Talking Slide Avatars: Open-Source Multimodal Communication Approach for Teaching

Slide-based teaching is widely used in higher education, yet in online, hybrid, and asynchronous contexts, slides often lose the instructor presence, narrative continuity, and expressive framing that help learners connect with content. Full lecture video can partly restore these qualities, but it is time-consuming to record, revise, and reuse. This study addresses that pedagogical and production challenge by presenting a practice-based analysis of an open-source workflow for creating talking slide avatars for slide-based teaching. The workflow integrates OpenVoice for text-to-speech generation and voice cloning with Ditto-TalkingHead for audio-driven talking-image synthesis, enabling instructors to transform a script and a static portrait into a short narrated video that can be embedded in slide decks or HTML-based lecture materials. Rather than treating this workflow merely as a technical solution, the study frames talking slide avatars as multimodal communication artifacts at the intersection of digital pedagogy, aesthetic education, and art-technology practice. Using a practice-based implementation and analytic reflection approach, the study documents the production pipeline, examines its communicative and aesthetic affordances, and proposes practical guidelines for script length, image selection, pacing, disclosure, accessibility, and ethical use.
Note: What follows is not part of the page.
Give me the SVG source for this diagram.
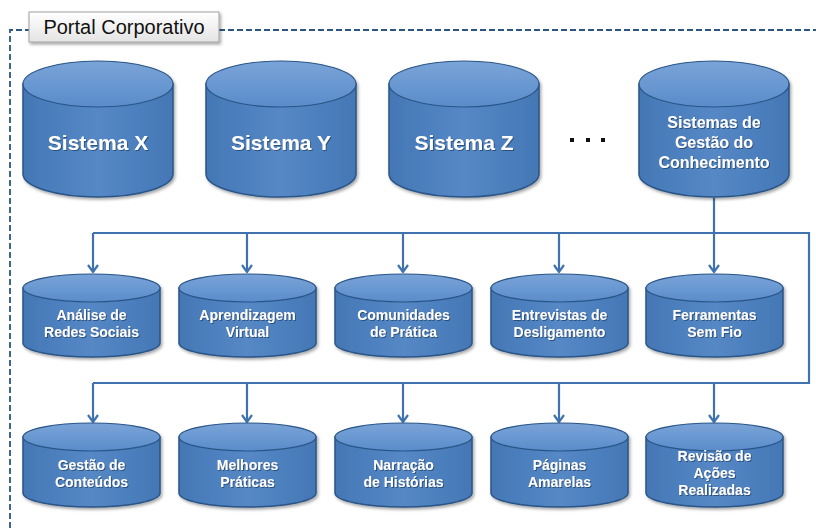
<svg xmlns="http://www.w3.org/2000/svg" width="816" height="528" viewBox="0 0 816 528">
<defs>
<linearGradient id="body" x1="0" y1="0" x2="1" y2="0">
<stop offset="0" stop-color="#4477B5"/>
<stop offset="0.5" stop-color="#5688C6"/>
<stop offset="1" stop-color="#4477B5"/>
</linearGradient>
<linearGradient id="top" x1="0" y1="0" x2="0" y2="1">
<stop offset="0" stop-color="#7AA4D8"/>
<stop offset="1" stop-color="#5A8CCA"/>
</linearGradient>
<linearGradient id="lbl" x1="0" y1="0" x2="0" y2="1">
<stop offset="0" stop-color="#FFFFFF"/>
<stop offset="1" stop-color="#E4E4E4"/>
</linearGradient>
<filter id="sh" x="-10%" y="-10%" width="125%" height="130%">
<feDropShadow dx="1.5" dy="2" stdDeviation="1.5" flood-color="#000" flood-opacity="0.35"/>
</filter>
<filter id="ts" x="-10%" y="-10%" width="120%" height="130%">
<feDropShadow dx="1" dy="1" stdDeviation="0.6" flood-color="#1B3A5E" flood-opacity="0.7"/>
</filter>
<marker id="arr" viewBox="0 0 12 12" refX="11" refY="6" markerWidth="12" markerHeight="12" markerUnits="userSpaceOnUse" orient="auto">
<path d="M4,1 L11,6 L4,11" fill="none" stroke="#3F72AE" stroke-width="2.2"/>
</marker>
</defs>
<style>
.bd{fill:url(#body);stroke:#2A5587;stroke-width:1.5}
.tp{fill:url(#top);stroke:#2A5587;stroke-width:1.2}
.big{font-family:"Liberation Sans",Arial,sans-serif;font-weight:bold;font-size:21px;fill:#fff;text-anchor:middle}
.mid{font-family:"Liberation Sans",Arial,sans-serif;font-weight:bold;font-size:16px;fill:#fff;text-anchor:middle}
.sm{font-family:"Liberation Sans",Arial,sans-serif;font-weight:bold;font-size:14px;fill:#fff;text-anchor:middle}
.cn{fill:none;stroke:#3F72AE;stroke-width:2.2}
</style>
<rect width="816" height="528" fill="#fff"/>
<g id="portal">
<path d="M10,528 L10,30 L30,30 M219,30 L816,30" fill="none" stroke="#2A5584" stroke-width="1.8" stroke-dasharray="6,3"/>
<rect x="29" y="12" width="190" height="30" fill="url(#lbl)" stroke="#A0A0A0" stroke-width="1" filter="url(#sh)"/>
<text x="124" y="34" font-family="'Liberation Sans',Arial,sans-serif" font-size="20" fill="#111" text-anchor="middle">Portal Corporativo</text>
</g>
<g id="connectors">
<path class="cn" d="M714,198 L714,233"/>
<path class="cn" d="M93,233 L809,233 L809,383 L93,383"/>
<path class="cn" d="M93,233 L93,272" marker-end="url(#arr)"/>
<path class="cn" d="M247,233 L247,272" marker-end="url(#arr)"/>
<path class="cn" d="M403,233 L403,272" marker-end="url(#arr)"/>
<path class="cn" d="M559,233 L559,272" marker-end="url(#arr)"/>
<path class="cn" d="M714,233 L714,272" marker-end="url(#arr)"/>
<path class="cn" d="M93,383 L93,422" marker-end="url(#arr)"/>
<path class="cn" d="M247,383 L247,422" marker-end="url(#arr)"/>
<path class="cn" d="M403,383 L403,422" marker-end="url(#arr)"/>
<path class="cn" d="M559,383 L559,422" marker-end="url(#arr)"/>
<path class="cn" d="M714,383 L714,422" marker-end="url(#arr)"/>
</g>
<g id="sistema-x" filter="url(#sh)">
<path class="bd" d="M23,84 L23,174 A75,23 0 0 0 173,174 L173,84 Z"/>
<ellipse class="tp" cx="98" cy="84" rx="75" ry="23"/>
<text class="big" x="98" y="150" filter="url(#ts)">Sistema X</text>
</g>
<g id="sistema-y" filter="url(#sh)">
<path class="bd" d="M206,84 L206,174 A75,23 0 0 0 356,174 L356,84 Z"/>
<ellipse class="tp" cx="281" cy="84" rx="75" ry="23"/>
<text class="big" x="281" y="150" filter="url(#ts)">Sistema Y</text>
</g>
<g id="sistema-z" filter="url(#sh)">
<path class="bd" d="M389,84 L389,174 A75,23 0 0 0 539,174 L539,84 Z"/>
<ellipse class="tp" cx="464" cy="84" rx="75" ry="23"/>
<text class="big" x="464" y="150" filter="url(#ts)">Sistema Z</text>
</g>
<g id="dots" fill="#111">
<rect x="570" y="138" width="4" height="4"/>
<rect x="586" y="138" width="4" height="4"/>
<rect x="601" y="138" width="4" height="4"/>
</g>
<g id="sgc" filter="url(#sh)">
<path class="bd" d="M639,84 L639,174 A75,23 0 0 0 789,174 L789,84 Z"/>
<ellipse class="tp" cx="714" cy="84" rx="75" ry="23"/>
<text class="mid" x="714" y="128" filter="url(#ts)">Sistemas de</text>
<text class="mid" x="714" y="148" filter="url(#ts)">Gestão do</text>
<text class="mid" x="714" y="168" filter="url(#ts)">Conhecimento</text>
</g>
<g id="analise" filter="url(#sh)">
<path class="bd" d="M23,288 L23,343 A68.5,14 0 0 0 160,343 L160,288 Z"/>
<ellipse class="tp" cx="91.5" cy="288" rx="68.5" ry="14"/>
<text class="sm" x="91.5" y="320" filter="url(#ts)">Análise de</text>
<text class="sm" x="91.5" y="337" filter="url(#ts)">Redes Sociais</text>
</g>
<g id="aprendizagem" filter="url(#sh)">
<path class="bd" d="M179,288 L179,343 A68.5,14 0 0 0 316,343 L316,288 Z"/>
<ellipse class="tp" cx="247.5" cy="288" rx="68.5" ry="14"/>
<text class="sm" x="247.5" y="320" filter="url(#ts)">Aprendizagem</text>
<text class="sm" x="247.5" y="337" filter="url(#ts)">Virtual</text>
</g>
<g id="comunidades" filter="url(#sh)">
<path class="bd" d="M335,288 L335,343 A68.5,14 0 0 0 472,343 L472,288 Z"/>
<ellipse class="tp" cx="403.5" cy="288" rx="68.5" ry="14"/>
<text class="sm" x="403.5" y="320" filter="url(#ts)">Comunidades</text>
<text class="sm" x="403.5" y="337" filter="url(#ts)">de Prática</text>
</g>
<g id="entrevistas" filter="url(#sh)">
<path class="bd" d="M491,288 L491,343 A68.5,14 0 0 0 628,343 L628,288 Z"/>
<ellipse class="tp" cx="559.5" cy="288" rx="68.5" ry="14"/>
<text class="sm" x="559.5" y="320" filter="url(#ts)">Entrevistas de</text>
<text class="sm" x="559.5" y="337" filter="url(#ts)">Desligamento</text>
</g>
<g id="ferramentas" filter="url(#sh)">
<path class="bd" d="M646,288 L646,343 A68.5,14 0 0 0 783,343 L783,288 Z"/>
<ellipse class="tp" cx="714.5" cy="288" rx="68.5" ry="14"/>
<text class="sm" x="714.5" y="320" filter="url(#ts)">Ferramentas</text>
<text class="sm" x="714.5" y="337" filter="url(#ts)">Sem Fio</text>
</g>
<g id="gestao-conteudos" filter="url(#sh)">
<path class="bd" d="M23,437 L23,493 A68.5,14 0 0 0 160,493 L160,437 Z"/>
<ellipse class="tp" cx="91.5" cy="437" rx="68.5" ry="14"/>
<text class="sm" x="91.5" y="470" filter="url(#ts)">Gestão de</text>
<text class="sm" x="91.5" y="487" filter="url(#ts)">Conteúdos</text>
</g>
<g id="melhores" filter="url(#sh)">
<path class="bd" d="M179,437 L179,493 A68.5,14 0 0 0 316,493 L316,437 Z"/>
<ellipse class="tp" cx="247.5" cy="437" rx="68.5" ry="14"/>
<text class="sm" x="247.5" y="470" filter="url(#ts)">Melhores</text>
<text class="sm" x="247.5" y="487" filter="url(#ts)">Práticas</text>
</g>
<g id="narracao" filter="url(#sh)">
<path class="bd" d="M335,437 L335,493 A68.5,14 0 0 0 472,493 L472,437 Z"/>
<ellipse class="tp" cx="403.5" cy="437" rx="68.5" ry="14"/>
<text class="sm" x="403.5" y="470" filter="url(#ts)">Narração</text>
<text class="sm" x="403.5" y="487" filter="url(#ts)">de Histórias</text>
</g>
<g id="paginas" filter="url(#sh)">
<path class="bd" d="M491,437 L491,493 A68.5,14 0 0 0 628,493 L628,437 Z"/>
<ellipse class="tp" cx="559.5" cy="437" rx="68.5" ry="14"/>
<text class="sm" x="559.5" y="470" filter="url(#ts)">Páginas</text>
<text class="sm" x="559.5" y="487" filter="url(#ts)">Amarelas</text>
</g>
<g id="revisao" filter="url(#sh)">
<path class="bd" d="M646,437 L646,493 A68.5,14 0 0 0 783,493 L783,437 Z"/>
<ellipse class="tp" cx="714.5" cy="437" rx="68.5" ry="14"/>
<text class="sm" x="714.5" y="461" filter="url(#ts)">Revisão de</text>
<text class="sm" x="714.5" y="478" filter="url(#ts)">Ações</text>
<text class="sm" x="714.5" y="495" filter="url(#ts)">Realizadas</text>
</g>
</svg>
The study makes three primary contributions: it presents an educator-oriented open-source production model, reframes talking avatars as an educational communication design problem, and proposes a responsible pathway for incorporating generative synthetic media into teaching. It concludes that short, transparent, and carefully designed avatars can humanize slide-based instruction while providing a reusable communicative layer for introductions, transitions, reminders, and recaps across online, hybrid, and asynchronous learning environments.

翻译：基于幻灯片的讲授在高等教育中得到广泛应用，但在线上、混合与异步教学情境中，幻灯片往往缺失教师临场感、叙事连贯性及表达框架，这些元素本可帮助学习者与教学内容建立联结。完整讲座视频虽能部分恢复这些特质，但录制、修订和复用耗时长。本研究通过实践导向的分析，针对这一教学与制作挑战，提出了一种用于创建幻灯片教学"说话虚拟助教"的开源工作流。该工作流整合了用于文本转语音生成与语音克隆的OpenVoice，以及用于音频驱动的说话图像合成的Ditto-TalkingHead，使教师能够将脚本与静态肖像转化为可嵌入幻灯片系列或基于HTML的讲座材料的短叙事视频。本研究并未将该工作流仅视为技术方案，而是将说话幻灯片虚拟助教定位为数字教学法、审美教育与艺术-科技实践交叉领域的多模态沟通产物。采用基于实践的实施与反思分析方法，本研究记录了生产流程，审视了其沟通与审美可供性，并提出了关于脚本长度、图像选择、节奏、透明度、可及性与伦理使用的实践指南。本研究做出三项主要贡献：提出了面向教育者的开源生产模型；将说话虚拟助教重述为教育沟通设计问题；提出了将生成式合成媒体纳入教学的责任路径。结论指出，简短、透明且精心设计的虚拟助教可在线上、混合与异步学习环境中为人性化幻灯片教学提供可复用的沟通层，适用于引言、过渡、提醒与总结场景。